To make the frosting

  • Put the softened butter into a mixing bowl. Mix with a handheld mixer until it’s nice and creamy.
  • Add in the cocoa powder, salt, and powdered sugar gradually.
  • Pour in the milk and vanilla. Whip until the frosting is light and fluffy.  
  • Allow the chocolate cake to cool completely.

To make the cake pops

  • Start by crumbling your baked cake into small pieces. A food processor works wonders for this, but you can also do it manually in a large bowl. The key is to get the cake to a crumbly texture, almost like sand. I find that a slightly stale cake works better than a freshly baked cake. 
  • In a separate bowl, mix the crumbled cake and some of the chocolate frosting together. This is where a stand mixer with a paddle attachment comes in handy. If the mixture feels too dry, add a little more frosting to reach the desired consistency.  You may need to adjust the mixture based on the cake you use.
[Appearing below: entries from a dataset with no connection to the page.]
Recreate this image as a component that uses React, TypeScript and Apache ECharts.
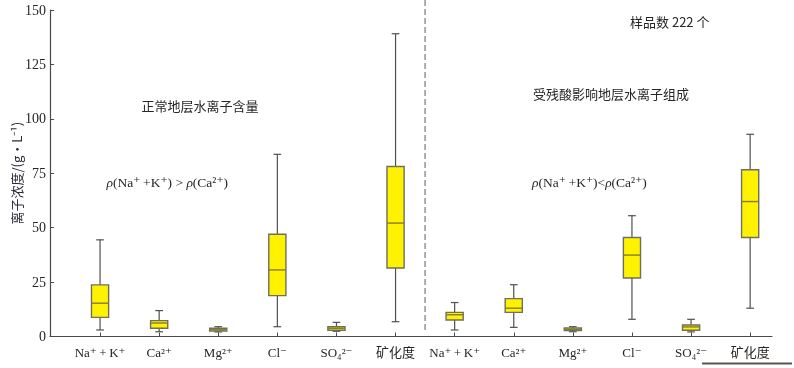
import React, { useEffect, useRef } from 'react';
import * as echarts from 'echarts';

const categories = ['Na⁺\u2009+\u2009K⁺', 'Ca²⁺', 'Mg²⁺', 'Cl⁻', 'SO₄²⁻', '矿化度', 'Na⁺\u2009+\u2009K⁺', 'Ca²⁺', 'Mg²⁺', 'Cl⁻', 'SO₄²⁻', '矿化度'];
const minVals = [3.0, 2.2, 2.1, 4.5, 2.4, 6.8, 3.0, 4.2, 2.2, 7.9, 2.1, 13.0];
const q1Vals = [8.8, 3.8, 2.5, 18.8, 2.9, 31.5, 7.6, 11.1, 2.7, 26.9, 2.9, 45.5];
const medianVals = [15.3, 6.2, 3.1, 30.6, 3.8, 52.1, 10.0, 13.0, 3.3, 37.4, 4.4, 62.0];
const q3Vals = [23.7, 7.3, 3.8, 47.0, 4.5, 78.1, 11.1, 17.4, 3.9, 45.5, 5.3, 76.6];
const maxVals = [44.4, 11.9, 4.5, 83.7, 6.5, 139.1, 15.6, 23.8, 4.5, 55.5, 7.9, 92.9];
const yMin = 0;
const yMax = 150;
const yInterval = 25;

const SERIF = '"Liberation Serif", "DejaVu Serif", "Noto Sans CJK SC", serif';
const CJK = '"Noto Sans CJK SC", "Liberation Serif", sans-serif';
const TEXT = '#262626';
const AXIS = '#4a4a4a';

export default function App() {
  const ref = useRef<HTMLDivElement>(null);
  useEffect(() => {
    if (!ref.current) return;
    const chart = echarts.init(ref.current, undefined, { renderer: 'svg' });
    const data = categories.map((_, i) => [i, minVals[i], q1Vals[i], medianVals[i], q3Vals[i], maxVals[i]]);

    const renderItem = (params: any, api: any) => {
      const x = api.value(0);
      const pMin = api.coord([x, api.value(1)]);
      const pQ1 = api.coord([x, api.value(2)]);
      const pMed = api.coord([x, api.value(3)]);
      const pQ3 = api.coord([x, api.value(4)]);
      const pMax = api.coord([x, api.value(5)]);
      const cx = pMin[0];
      const band = api.size([1, 0])[0];
      const bw = band * 0.29;
      const cw = band * 0.13;
      const wStyle = { stroke: '#505050', lineWidth: 1.2 };
      return {
        type: 'group',
        children: [
          { type: 'line', shape: { x1: cx, y1: pMax[1], x2: cx, y2: pQ3[1] }, style: wStyle },
          { type: 'line', shape: { x1: cx, y1: pQ1[1], x2: cx, y2: pMin[1] }, style: wStyle },
          { type: 'line', shape: { x1: cx - cw / 2, y1: pMax[1], x2: cx + cw / 2, y2: pMax[1] }, style: wStyle },
          { type: 'line', shape: { x1: cx - cw / 2, y1: pMin[1], x2: cx + cw / 2, y2: pMin[1] }, style: wStyle },
          {
            type: 'rect',
            shape: { x: cx - bw / 2, y: pQ3[1], width: bw, height: pQ1[1] - pQ3[1] },
            style: { fill: '#fff200', stroke: '#6f6f60', lineWidth: 1.4 },
          },
          {
            type: 'line',
            shape: { x1: cx - bw / 2, y1: pMed[1], x2: cx + bw / 2, y2: pMed[1] },
            style: { stroke: '#857c2a', lineWidth: 1.4 },
          },
        ],
      };
    };

    const option: any = {
      animation: false,
      grid: [
        { left: 50, right: 22, top: 10, bottom: 31.5, outerBoundsMode: 'none', containLabel: false },
        { left: 70.5, right: 14.3, top: 10, bottom: 31.5, outerBoundsMode: 'none', containLabel: false },
      ],
      xAxis: [
        {
          gridIndex: 0,
          type: 'value',
          min: 0,
          max: 1,
          axisLine: { show: true, lineStyle: { color: AXIS, width: 1.2 } },
          axisTick: { show: false },
          axisLabel: { show: false },
          splitLine: { show: false },
        },
        {
          gridIndex: 1,
          type: 'category',
          data: categories,
          axisLine: { show: false },
          axisTick: { show: true, inside: true, alignWithLabel: true, length: 4, lineStyle: { color: AXIS } },
          axisLabel: { interval: 0, margin: 9, fontFamily: SERIF, fontSize: 13, color: TEXT },
          splitLine: { show: false },
        },
      ],
      yAxis: [
        {
          gridIndex: 0,
          type: 'value',
          min: yMin,
          max: yMax,
          interval: yInterval,
          name: '离子浓度/(g·L⁻¹)',
          nameLocation: 'middle',
          nameGap: 27,
          nameMoveOverlap: false,
          nameTextStyle: { fontFamily: CJK, fontSize: 13, color: '#2b2b3a' },
          axisLine: { show: true, lineStyle: { color: AXIS, width: 1.2 } },
          axisTick: { show: true, inside: true, length: 4, lineStyle: { color: AXIS } },
          axisLabel: { margin: 4, fontFamily: SERIF, fontSize: 14, color: TEXT },
          splitLine: { show: false },
        },
        {
          gridIndex: 1,
          type: 'value',
          min: yMin,
          max: yMax,
          interval: yInterval,
          show: false,
          splitLine: { show: false },
        },
      ],
      series: [
        {
          type: 'custom',
          xAxisIndex: 1,
          yAxisIndex: 1,
          renderItem,
          encode: { x: 0, y: [1, 2, 3, 4, 5] },
          data,
          clip: false,
        },
      ],
    };
    chart.setOption(option);

    const x5 = chart.convertToPixel({ xAxisIndex: 1 }, 5) as number;
    const x6 = chart.convertToPixel({ xAxisIndex: 1 }, 6) as number;
    const sepX = (x5 + x6) / 2;
    const yBottom = chart.convertToPixel({ yAxisIndex: 1 }, 2) as number;

    const rhoRich = {
      i: { fontFamily: SERIF, fontSize: 13.5, fontStyle: 'italic', fill: TEXT },
      n: { fontFamily: SERIF, fontSize: 13.5, fill: TEXT },
    };

    chart.setOption({
      graphic: [
        {
          type: 'line',
          shape: { x1: sepX, y1: 0, x2: sepX, y2: yBottom },
          style: { stroke: '#a5a5a5', lineWidth: 1.8, lineDash: [6, 3] },
        },
        {
          type: 'line',
          shape: { x1: 702, y1: 363.5, x2: 792, y2: 363.5 },
          style: { stroke: '#5a5550', lineWidth: 2.2 },
        },
        {
          type: 'text',
          x: 141.5,
          y: 105,
          style: { text: '正常地层水离子含量', fontFamily: CJK, fontSize: 13, fill: TEXT, textAlign: 'left', textVerticalAlign: 'middle' },
        },
        {
          type: 'text',
          x: 533,
          y: 93.5,
          style: { text: '受残酸影响地层水离子组成', fontFamily: CJK, fontSize: 13, fill: TEXT, textAlign: 'left', textVerticalAlign: 'middle' },
        },
        {
          type: 'text',
          x: 630,
          y: 21.5,
          style: { text: '样品数 222 个', fontFamily: CJK, fontSize: 13, fill: TEXT, textAlign: 'left', textVerticalAlign: 'middle' },
        },
        {
          type: 'text',
          x: 106.5,
          y: 182,
          style: {
            text: '{i|ρ}{n|(Na⁺\u2009+K⁺) > }{i|ρ}{n|(Ca²⁺)}',
            rich: rhoRich,
            fontFamily: SERIF,
            fontSize: 13.5,
            fill: TEXT,
            textAlign: 'left',
            textVerticalAlign: 'middle',
          },
        },
        {
          type: 'text',
          x: 532,
          y: 182,
          style: {
            text: '{i|ρ}{n|(Na⁺\u2009+K⁺)<}{i|ρ}{n|(Ca²⁺)}',
            rich: rhoRich,
            fontFamily: SERIF,
            fontSize: 13.5,
            fill: TEXT,
            textAlign: 'left',
            textVerticalAlign: 'middle',
          },
        },
      ],
    });

    return () => chart.dispose();
  }, []);

  return <div ref={ref} style={{ position: 'fixed', left: 0, top: 0, width: 794, height: 368 }} />;
}
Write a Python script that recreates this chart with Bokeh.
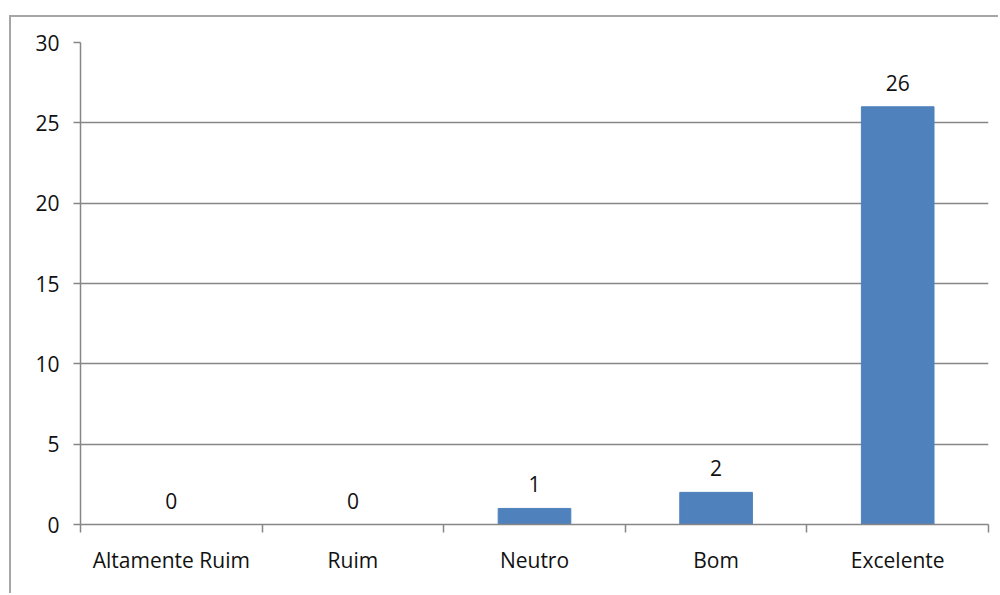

Add a little at a time until you reach the desired consistency. The ratio that works best for me is 6 parts cake, to 1 part frosting. Remember, you can always add more frosting, but you can’t take it back after you add it. The ideal thickness is cake pop dough with a play dough consistency. 

Shape the cake pops

  • Form the cake mixture into golf ball-sized balls about 1 ounce each. You can use cake pop scoops to help get consistently sized balls.  As you form them, place them on a lined baking sheet. Refrigerate these for about 30 minutes to firm up. 

To melt the dipping chocolate

  • While the cake balls are chilling, start melting the chocolate. Place 10 oz. chocolate into a microwave-safe bowl, and heat it for 30-second intervals. Stir well after each interval to ensure even melting. Keep an eye on it—you can’t always tell when it’s got hot spots in the middle and starting to burn. 

Dipping the cake pops

  • The first step is to attach the stick to the cake ball. To do this dip about ½ inch of the stick into the melted chocolate. Push the cake pop into the cooled cake balls. As you work through the cake balls, the dipped sticks will firm up and be ready to dip. 
  • Next, you want to start dipping the cake pops. Have your nonpareil sprinkles in a dish nearby, because the chocolate will set up quickly. You’ll want to dip and decorate one cake pop at a time. 
  • Dip the cake pops into the melted chocolate, ensuring excess coating drips off. Stick the cake pops into a Styrofoam block to dry.
  • If you want to refrigerate them to keep the chocolate shell firm, I recommend you package them in cellophane first and then store in an airtight container. This helps to absorb some of the condensation caused by refrigerating cake pops.